Deux questions en une, Nicolas ! Pour répondre à la première, effectivement la chronologie biblique prise à la lettre tomberait en flagrante contradiction avec ce que nous savons de l’âge de la Terre et de l’humanité. Le rédacteur du premier chapitre de la Bible n’avait pas nos connaissances scientifiques, mais son message est vrai, inspiré, pertinent : le monde n’est pas éternel, tout a un commencement (contre la vision païenne, antique, d’un univers statique, d’un temps circulaire…). Rien n’y est donc divin ou sacré, ni lune ni soleil ni étoiles. Ce sont des créatures, comme nous le sommes aussi. Genèse ch.2 compare le monde à un jardin à cultiver et à garder. C’est une image, mais qui n’est pas sans résonance dans nos préoccupations écologiques d’aujourd’hui. Adam et Eve ne sont pas, pour leur part, à identifier à Lucy, à l’australopithèque ou autres hominidés, mais aux humains à qui Dieu s’est révélé, ce qui justement a fondé leur statut d’êtres créés à son image.
Bref, il ne faut pas confondre (ni opposer d’ailleurs) le récit biblique avec un exposé scientifique des débuts de l’univers ou de l’histoire de l’Homme. Ce sont des genres différents, écrits l’un pour décrire, dire le « comment », l’autre expliquer, donner une réponse au « pourquoi la vie ? pourquoi le monde ? » etc.
Il faut garder en tête cette distinction en abordant la question de la mort, et cette mise en garde de Dieu à l’homme en Genèse 2,17 : « le jour où tu mangeras de ce fruit que je t’interdis, tu mourras ». Voici comment nous pouvons la comprendre. L’homme n’a pas été créé comme possédant l’immortalité, dans la mesure où, simple créature, nue et fragile, il ne vit que du souffle de Dieu. Il n’a pas davantage été « programmé » par Dieu pour mourir et retourner au néant. Mais en se séparant de son Créateur, il se sépare de ce qui le fait vivre un peu comme un scaphandrier couperait son tuyau d’alimentation en oxygène.
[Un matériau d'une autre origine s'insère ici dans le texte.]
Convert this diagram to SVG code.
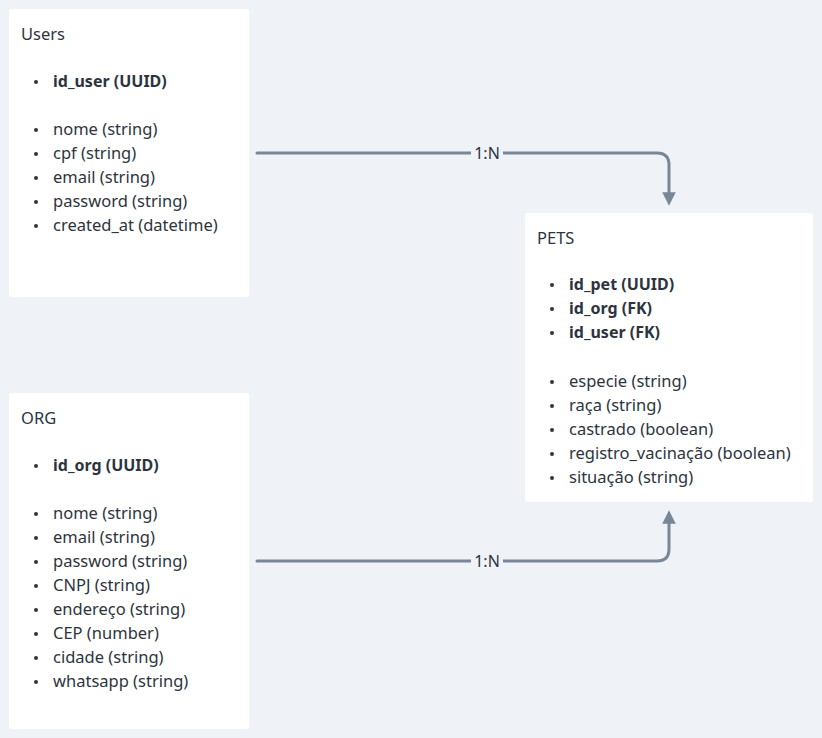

Notez que sitôt mangé le fruit, l’homme et la femme éprouvent la honte de leur nudité, c’est à dire de leur statut de créature limitée, faible. Ils ont voulu se prendre pour des dieux, ils découvrent qu’ils sont poussière. « j’ai eu peur (de toi, dit Adam à Dieu qui le cherche), parce que j’étais nu, et je me suis caché » Genèse 3,10. Il y a mort et mort ! La mort, dans la Bible, ce n’est pas seulement l’arrêt des fonctions biologiques, c’est être privé de la présence de Dieu.